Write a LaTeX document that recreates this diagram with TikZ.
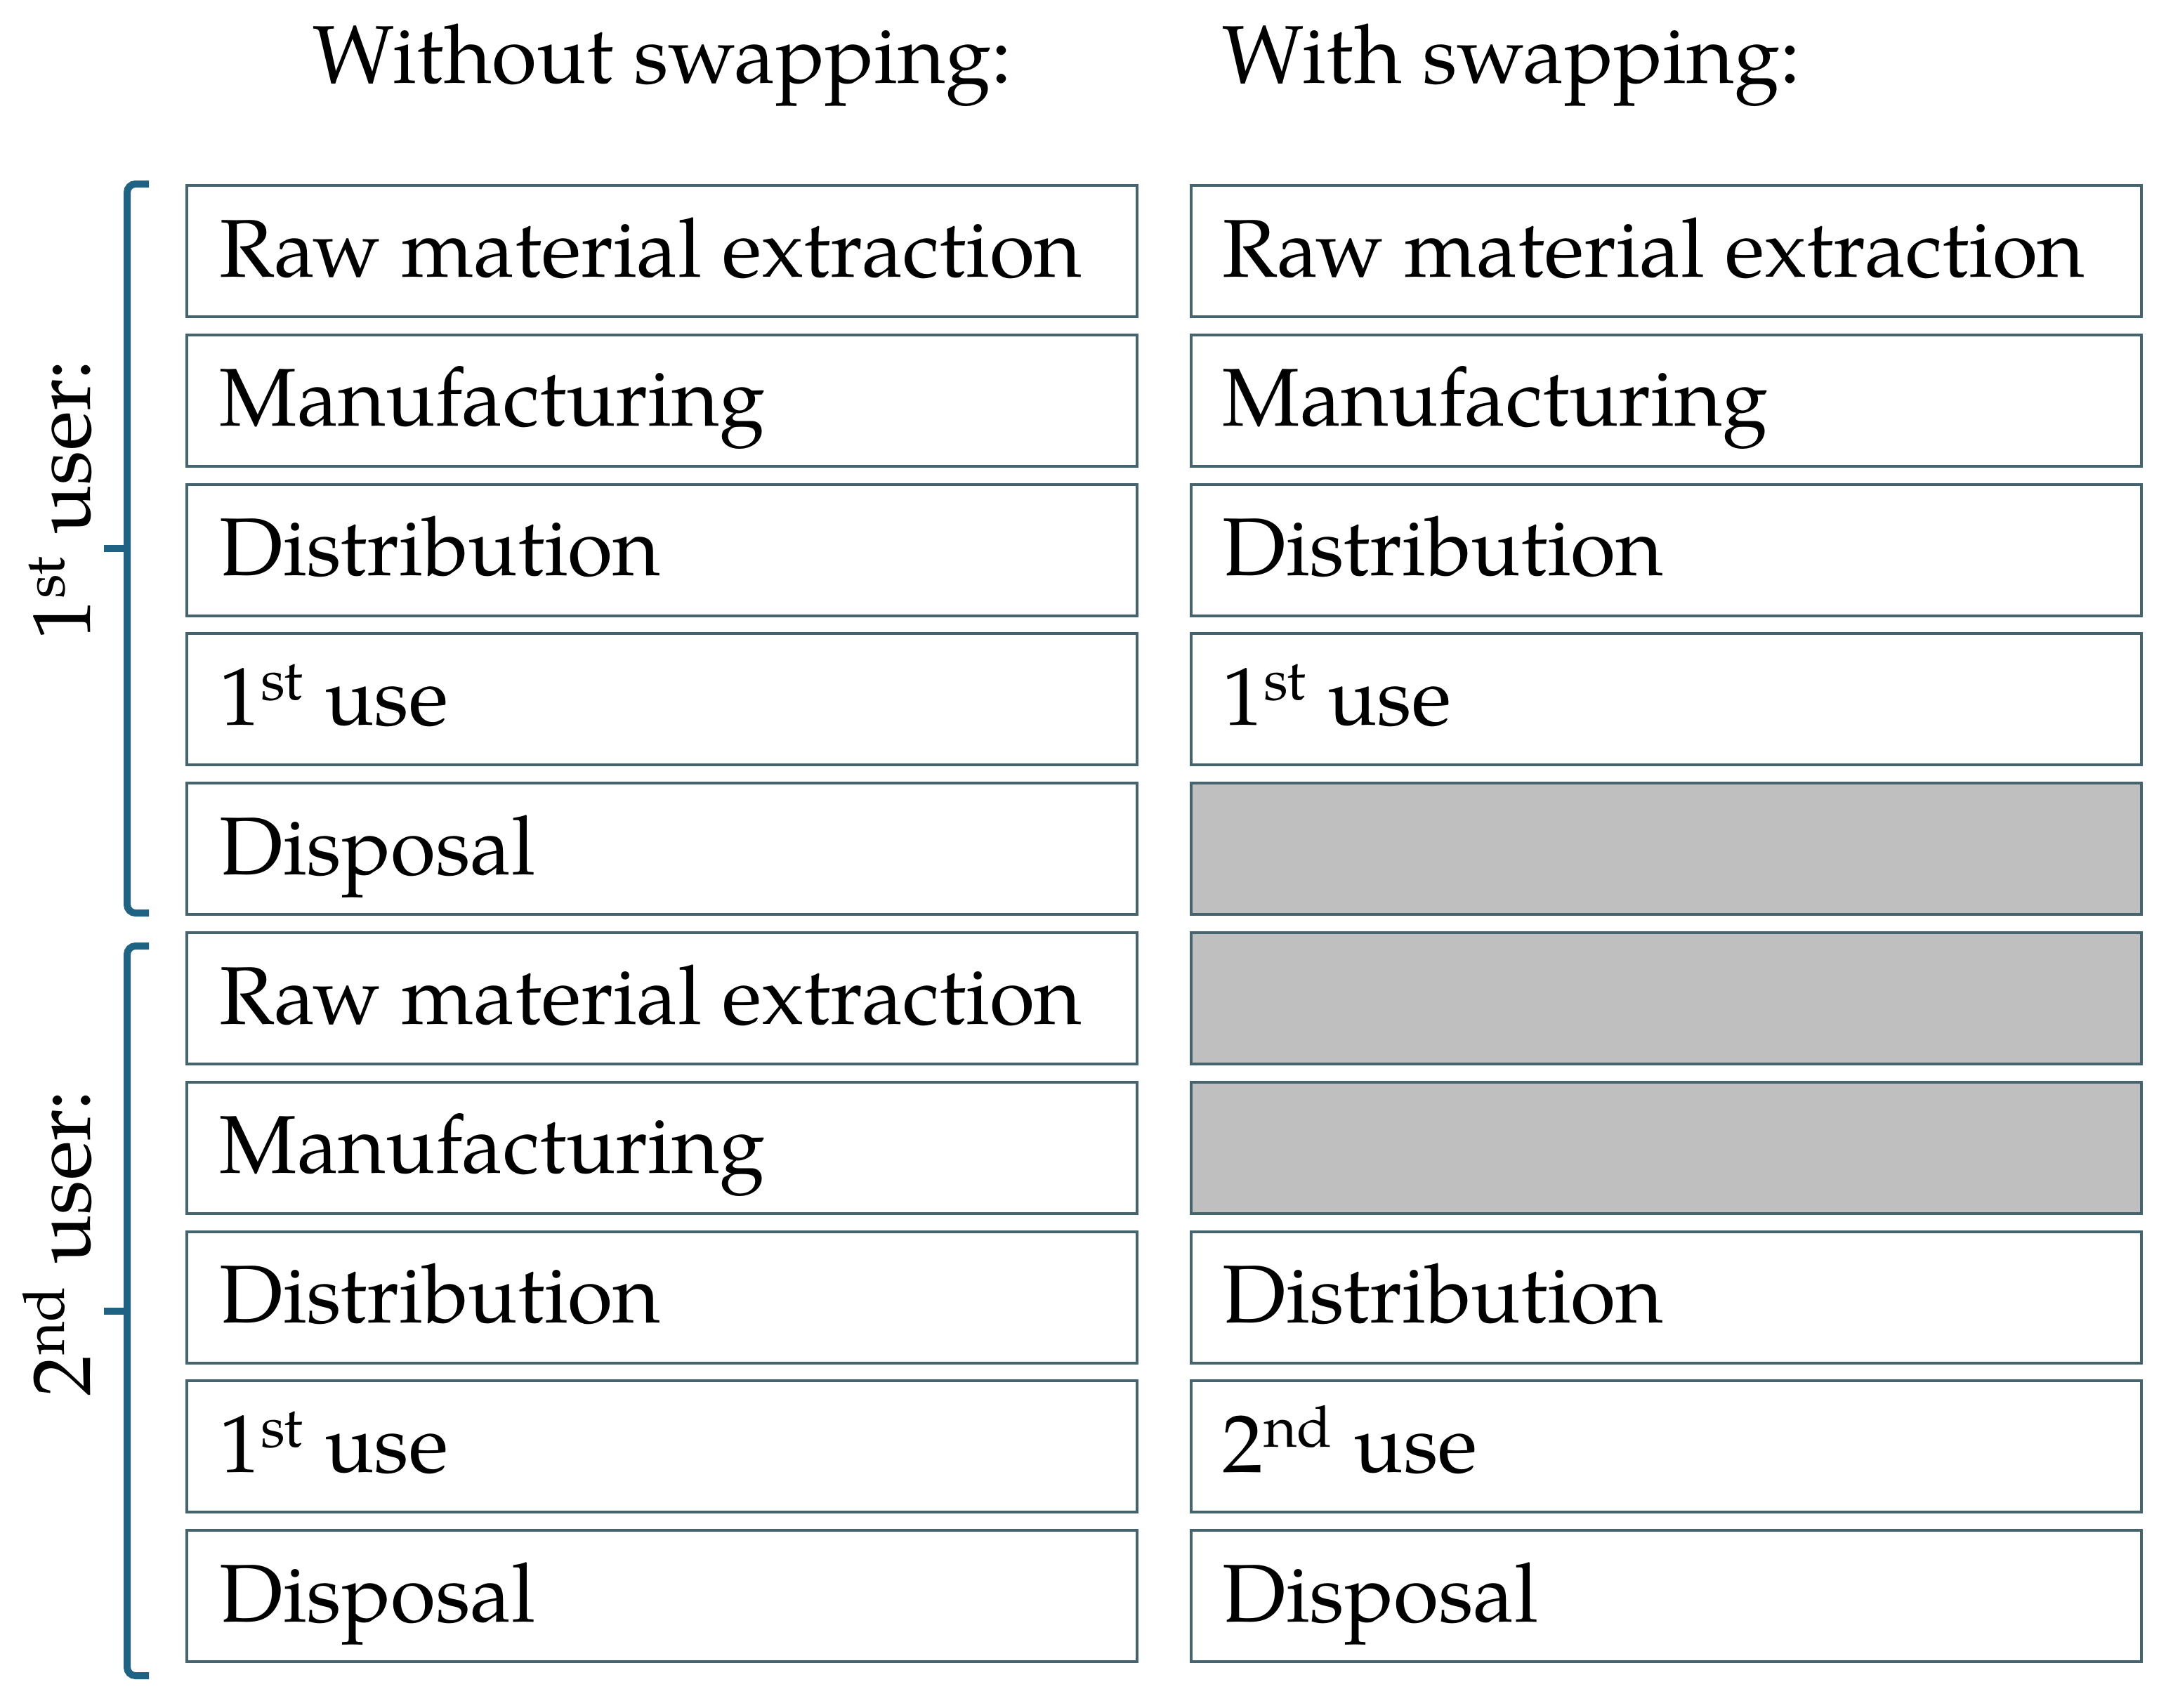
\documentclass[tikz,border=0pt]{standalone}
\usepackage{fontspec}
\setmainfont{TeX Gyre Pagella}
\definecolor{boxline}{HTML}{46646E}
\definecolor{bracec}{HTML}{1F6384}
\definecolor{greyfill}{HTML}{BFBFBF}
\tikzset{
  stage/.style={draw=boxline, line width=1pt, minimum width=338.25pt, minimum height=46.75pt, anchor=north west, inner sep=0pt},
  blank/.style={stage, fill=greyfill},
  lbl/.style={anchor=base west, inner sep=0pt, font=\fontsize{29.2}{35}\selectfont},
  head/.style={inner sep=0pt, font=\fontsize{29.2}{35}\selectfont},
  brk/.style={draw=bracec, line width=2.5pt, rounded corners=3pt},
}
\begin{document}
\begin{tikzpicture}[x=0.25pt,y=-0.25pt]
\useasboundingbox (0,0) rectangle (3084,2431);
% headers
\node[head, anchor=base] (h1) at (943,118) {Without swapping:};
\node[head, anchor=base west] (h2) at (1740,118) {With swapping:};
% left column
\foreach \i/\t in {0/Raw material extraction,1/Manufacturing,2/Distribution,3/1\textsuperscript{st} use,4/Disposal,5/Raw material extraction,6/Manufacturing,7/Distribution,8/1\textsuperscript{st} use,9/Disposal}{
  \node[stage] (L\i) at (264,{262+212.8*\i}) {};
  \node[lbl] (LT\i) at (312,{262+212.8*\i+132}) {\t};
}
% right column
\foreach \i/\t in {0/Raw material extraction,1/Manufacturing,2/Distribution,3/1\textsuperscript{st} use,7/Distribution,8/2\textsuperscript{nd} use,9/Disposal}{
  \node[stage] (R\i) at (1694,{262+212.8*\i}) {};
  \node[lbl] (RT\i) at (1740,{262+212.8*\i+132}) {\t};
}
\foreach \i in {4,5,6}{
  \node[blank] (R\i) at (1694,{262+212.8*\i}) {};
}
% braces
\coordinate (b1t) at (212,262);
\coordinate (b1b) at (212,1300);
\coordinate (b1m) at (181,781);
\coordinate (b1k) at (148,781);
\draw[brk] (b1t) -- (181,262) -- (181,1300) -- (b1b);
\draw[draw=bracec, line width=2.5pt] (b1m) -- (b1k);
\coordinate (b2t) at (212,1347);
\coordinate (b2b) at (212,2386);
\coordinate (b2m) at (181,1867);
\coordinate (b2k) at (148,1867);
\draw[brk] (b2t) -- (181,1347) -- (181,2386) -- (b2b);
\draw[draw=bracec, line width=2.5pt] (b2m) -- (b2k);
% side labels
\node[head, anchor=base, rotate=90] (u1) at (128,712) {1\textsuperscript{st} user:};
\node[head, anchor=base, rotate=90] (u2) at (128,1770) {2\textsuperscript{nd} user:};
\end{tikzpicture}
\end{document}
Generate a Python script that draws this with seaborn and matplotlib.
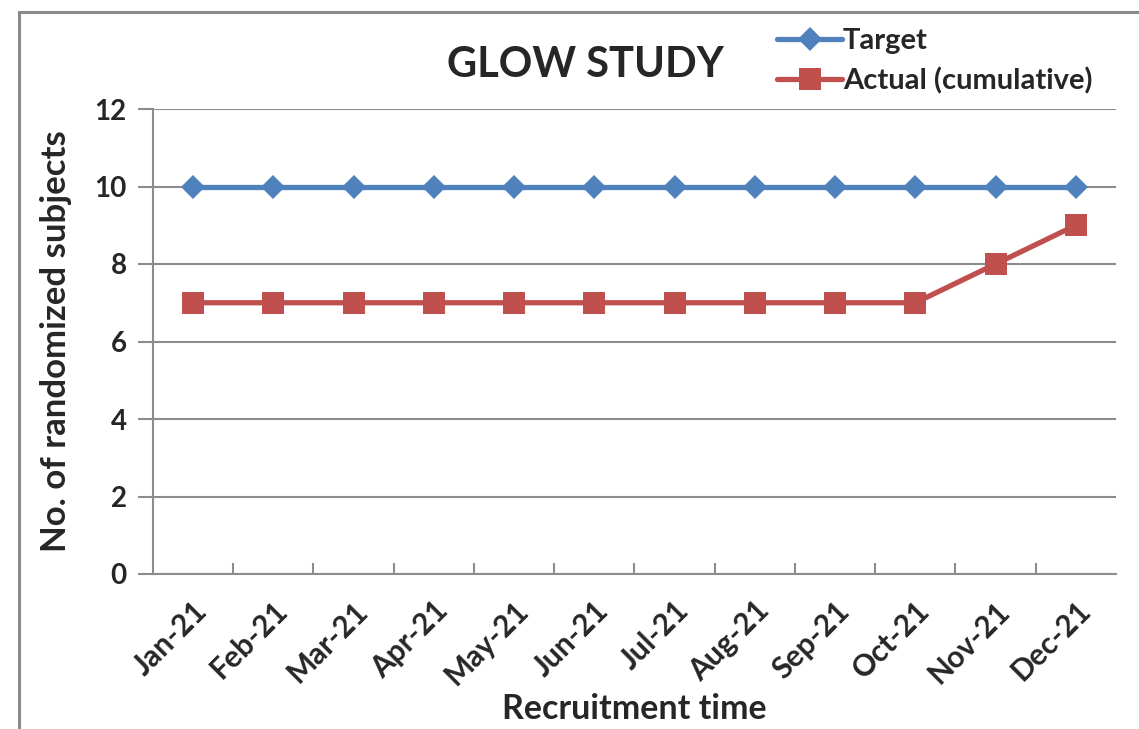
import matplotlib
matplotlib.use("Agg")
import matplotlib.pyplot as plt
from matplotlib.patches import Rectangle
from matplotlib.lines import Line2D
import seaborn as sns
import pandas as pd
import numpy as np

months = ["Jan-21", "Feb-21", "Mar-21", "Apr-21", "May-21", "Jun-21",
          "Jul-21", "Aug-21", "Sep-21", "Oct-21", "Nov-21", "Dec-21"]
target = [10, 10, 10, 10, 10, 10, 10, 10, 10, 10, 10, 10]
actual = [7, 7, 7, 7, 7, 7, 7, 7, 7, 7, 8, 9]
y_ticks = [0, 2, 4, 6, 8, 10, 12]

BLUE = "#4F81BD"
RED = "#C0504D"
GRID = "#8C8C8C"

sns.set_theme(style="white")
plt.rcParams["font.family"] = ["Lato", "DejaVu Sans"]
plt.rcParams["font.weight"] = "bold"

df = pd.DataFrame({"pos": np.arange(len(months)), "month": months,
                   "target": target, "actual": actual})

fig = plt.figure(figsize=(11.39, 7.29), dpi=100)
ax = fig.add_axes([153 / 1139, 1 - 574 / 729, (1116 - 153) / 1139, (574 - 109) / 729])

LW = 3.8
sns.lineplot(data=df, x="pos", y="target", ax=ax, color=BLUE, linewidth=LW,
             marker="D", markersize=12, markeredgewidth=0, zorder=4)
sns.lineplot(data=df, x="pos", y="actual", ax=ax, color=RED, linewidth=LW,
             marker="s", markersize=15.5, markeredgewidth=0, zorder=4)

ax.set_xlim(-0.5, len(months) - 0.5)
ax.set_ylim(0, 12)
ax.set_yticks(y_ticks)
ax.set_yticklabels([str(t) for t in y_ticks], fontsize=20, fontweight="bold")
ax.set_xticks(df["pos"])
ax.set_xticklabels(months, rotation=45, ha="right", rotation_mode="anchor",
                   fontsize=21.5, fontweight="bold")
ax.set_xticks(np.arange(0.5, len(months) - 1, 1.0), minor=True)
ax.tick_params(axis="x", which="major", bottom=True, length=0, pad=16)
ax.tick_params(axis="x", which="minor", bottom=True, direction="in", length=8,
               width=1.5, color=GRID)
ax.tick_params(axis="y", left=True, direction="out", length=11, width=1.5,
               color=GRID, pad=8)

ax.yaxis.grid(True, color=GRID, linewidth=1.5)
ax.xaxis.grid(False)
ax.set_axisbelow(True)
for side in ["top", "right"]:
    ax.spines[side].set_visible(False)
for side in ["left", "bottom"]:
    ax.spines[side].set_color(GRID)
    ax.spines[side].set_linewidth(1.5)
    ax.spines[side].set_zorder(5)

ax.set_xlabel("Recruitment time", fontsize=24.5, fontweight="bold", labelpad=2)
ax.set_ylabel("No. of randomized subjects", fontsize=25, fontweight="bold", labelpad=16)

fig.text(585 / 1139, 1 - 65 / 729, "GLOW STUDY", fontsize=30, fontweight="bold",
         ha="center", va="center")

handles = [
    Line2D([], [], color=BLUE, linewidth=LW, marker="D", markersize=12, markeredgewidth=0),
    Line2D([], [], color=RED, linewidth=LW, marker="s", markersize=15.5, markeredgewidth=0),
]
fig.legend(handles, ["Target", "Actual (cumulative)"], loc="upper left",
           bbox_to_anchor=(757 / 1139, 1 - 8 / 729), frameon=False,
           prop={"size": 21, "weight": "bold"}, handlelength=2.2,
           handletextpad=0.05, labelspacing=0.45, borderpad=0.2)

fig.patches.append(Rectangle((19 / 1139, -0.1), 1.2, 1.1 - 12 / 729,
                             transform=fig.transFigure, fill=False,
                             edgecolor="#8A8A8A", linewidth=2.2, clip_on=False))

fig.savefig("out.png", dpi=100)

★ ★ ★ ★ ★

Print the line above containing "Generate a Python", the line containing "ax.spines[side].set_zorder(5)", and everything between them, exactly as written. Pictures stay out.

Full solution:
Generate a Python script that draws this with seaborn and matplotlib.
import matplotlib
matplotlib.use("Agg")
import matplotlib.pyplot as plt
from matplotlib.patches import Rectangle
from matplotlib.lines import Line2D
import seaborn as sns
import pandas as pd
import numpy as np

months = ["Jan-21", "Feb-21", "Mar-21", "Apr-21", "May-21", "Jun-21",
          "Jul-21", "Aug-21", "Sep-21", "Oct-21", "Nov-21", "Dec-21"]
target = [10, 10, 10, 10, 10, 10, 10, 10, 10, 10, 10, 10]
actual = [7, 7, 7, 7, 7, 7, 7, 7, 7, 7, 8, 9]
y_ticks = [0, 2, 4, 6, 8, 10, 12]

BLUE = "#4F81BD"
RED = "#C0504D"
GRID = "#8C8C8C"

sns.set_theme(style="white")
plt.rcParams["font.family"] = ["Lato", "DejaVu Sans"]
plt.rcParams["font.weight"] = "bold"

df = pd.DataFrame({"pos": np.arange(len(months)), "month": months,
                   "target": target, "actual": actual})

fig = plt.figure(figsize=(11.39, 7.29), dpi=100)
ax = fig.add_axes([153 / 1139, 1 - 574 / 729, (1116 - 153) / 1139, (574 - 109) / 729])

LW = 3.8
sns.lineplot(data=df, x="pos", y="target", ax=ax, color=BLUE, linewidth=LW,
             marker="D", markersize=12, markeredgewidth=0, zorder=4)
sns.lineplot(data=df, x="pos", y="actual", ax=ax, color=RED, linewidth=LW,
             marker="s", markersize=15.5, markeredgewidth=0, zorder=4)

ax.set_xlim(-0.5, len(months) - 0.5)
ax.set_ylim(0, 12)
ax.set_yticks(y_ticks)
ax.set_yticklabels([str(t) for t in y_ticks], fontsize=20, fontweight="bold")
ax.set_xticks(df["pos"])
ax.set_xticklabels(months, rotation=45, ha="right", rotation_mode="anchor",
                   fontsize=21.5, fontweight="bold")
ax.set_xticks(np.arange(0.5, len(months) - 1, 1.0), minor=True)
ax.tick_params(axis="x", which="major", bottom=True, length=0, pad=16)
ax.tick_params(axis="x", which="minor", bottom=True, direction="in", length=8,
               width=1.5, color=GRID)
ax.tick_params(axis="y", left=True, direction="out", length=11, width=1.5,
               color=GRID, pad=8)

ax.yaxis.grid(True, color=GRID, linewidth=1.5)
ax.xaxis.grid(False)
ax.set_axisbelow(True)
for side in ["top", "right"]:
    ax.spines[side].set_visible(False)
for side in ["left", "bottom"]:
    ax.spines[side].set_color(GRID)
    ax.spines[side].set_linewidth(1.5)
    ax.spines[side].set_zorder(5)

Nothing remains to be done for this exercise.